Names: Big and Little Endian Memory Access

CS 301 Lecture, Dr. Lawlor

So finally, after weeks of preparation, here's what you've been waiting for: assembly language!

        Machine Code:           Assembly Code:
Address                    Instruction Operands
   0:	b8 07 00 00 00       	mov    eax,0x7
   5:	c3                   	ret

Here's the terminology we'll be using for the rest of the semester:

Address. A byte count, indicating where you are in a big list of bytes. The first byte has address zero. An address can be thought of as an array index into a big array of chars.
Machine Code. A set of bytes that the CPU can treat as instructions and execute. For example, the byte "0xC3" tells the CPU to execute the instruction "ret" (return from function). Human beings can write machine code (see HW2!), but usually humans write Assembly Code instead.
Assembly Code. The human-readable counterpart to machine code. Assembly code is line-oriented human readable text that lots of people write by hand. You use an "assembler" to turn assembly code into executable machine code. You can use a "disassembler" to turn executable code into assembly code (try the NetRun "Disassemble" checkbox for the code above!).
Instruction. One command for the CPU to execute. Can be thought of as: one line of assembly code, or one group of machine code bytes. Depending on the context, sometimes "instruction" includes the operands ("the 'push ebp' instruction"), sometimes it doesn't ("the 'push' instruction, with operand 'ebp'.").
Operands. The parameters taken by various instructions. These parameters can be constants, like the "0x7" above, addresses in memory (which we'll talk about in a week or so), or registers.
Registers. Registers are little storage locations built into the CPU. They're used like variables in assembly language--you spend most of your time putting values into registers, doing arithmetic on register values, and moving values around between registers. For example, "ebp", "esp", and "eax" above are all registers. Unlike variables, there are a fixed number of registers (built into the design of the CPU), and the registers have fixed names (built into the assembler).
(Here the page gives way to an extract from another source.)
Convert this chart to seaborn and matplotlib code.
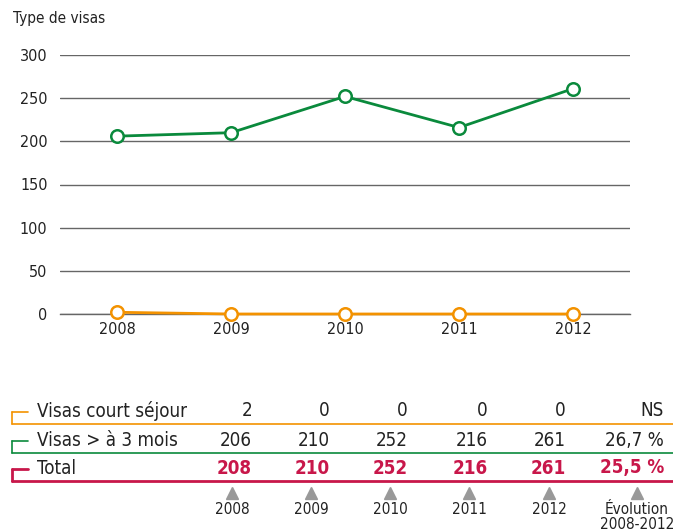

In terms of the little tables we built last class, the address is the index into the table, and the machine code is the stuff in the table. The stuff in the table can further be broken down into separate instructions, each with constant operands and registers.

Big and Little Endian Memory Access

Let's say we ask the CPU to treat four bytes as a single integer, using a typecast like so:

const unsigned char table[]={
	1,2,3,4
};

int foo(void) {
	typedef int *myPtr;
	myPtr p=(myPtr)table;
	return p[0];
}

(Try this in NetRun now!)

This program returns "0x4030201", which is rather the opposite of what you might expect. The mismatch here is that we write (arabic) numerals right-to-left (just like arabic), but we write table entries (and everything else) left-to-right.

So the CPU reads the first, leftmost table entry (1) to get the lowest-valued byte (0x01), which we write on the right side (0x...01). Similarly, the last table entry (4) is interpreted as the highest-valued byte (0x04), which we write on the left side (0x04...).

But this depends on the CPU! All x86 CPUs start with the lowest-valued byte (the "little end" of the integer comes first, hence "little endian"), but many other CPUs, such as the PowerPC, MIPS, and SPARC CPUs, start with the highest-valued byte (the "big end" of the integer, hence "big endian"). So this same code above returns 0x01020304 on a PowerPC--try this!

The big and little endian naming confusing exists even in the non-computer world. Consider that the following are all little-endian (starting with the least-significant information):

Fairbanks, Alaska, USA
John Smith, Carpet Cleaner
Pittsburgh Technical Institute

Yet the following are all big-endian (starting with the biggest information):

University of Alaska Fairbanks
Cleaners, Carpet: Smith, John (like in a phonebook)
907 474-7678
$7.32
École Polytechnique de Montréal

You can see big- and little-endian byte storage going not just from bytes to ints, but also from ints to bytes:

int foo(void) {
	int x=0xa0b0c0d0; /* Integer value we'll pick apart into bytes */
	typedef unsigned char *myTable; /* We'll make it an array of chars */
	myTable table=(myTable)&x; /* point to the bytes of the integer x */
	for (int i=0;i<4;i++) /* print each byte of the integer x */
		std::cout<<std::hex<<(int)table[i]<<" ";
	std::cout<<std::endl;
	return 0;
}

(Try this in NetRun now!)

This code prints "d0 c0 b0 a0" on a little-endian machine--the first byte is the lowest-value "0xd0".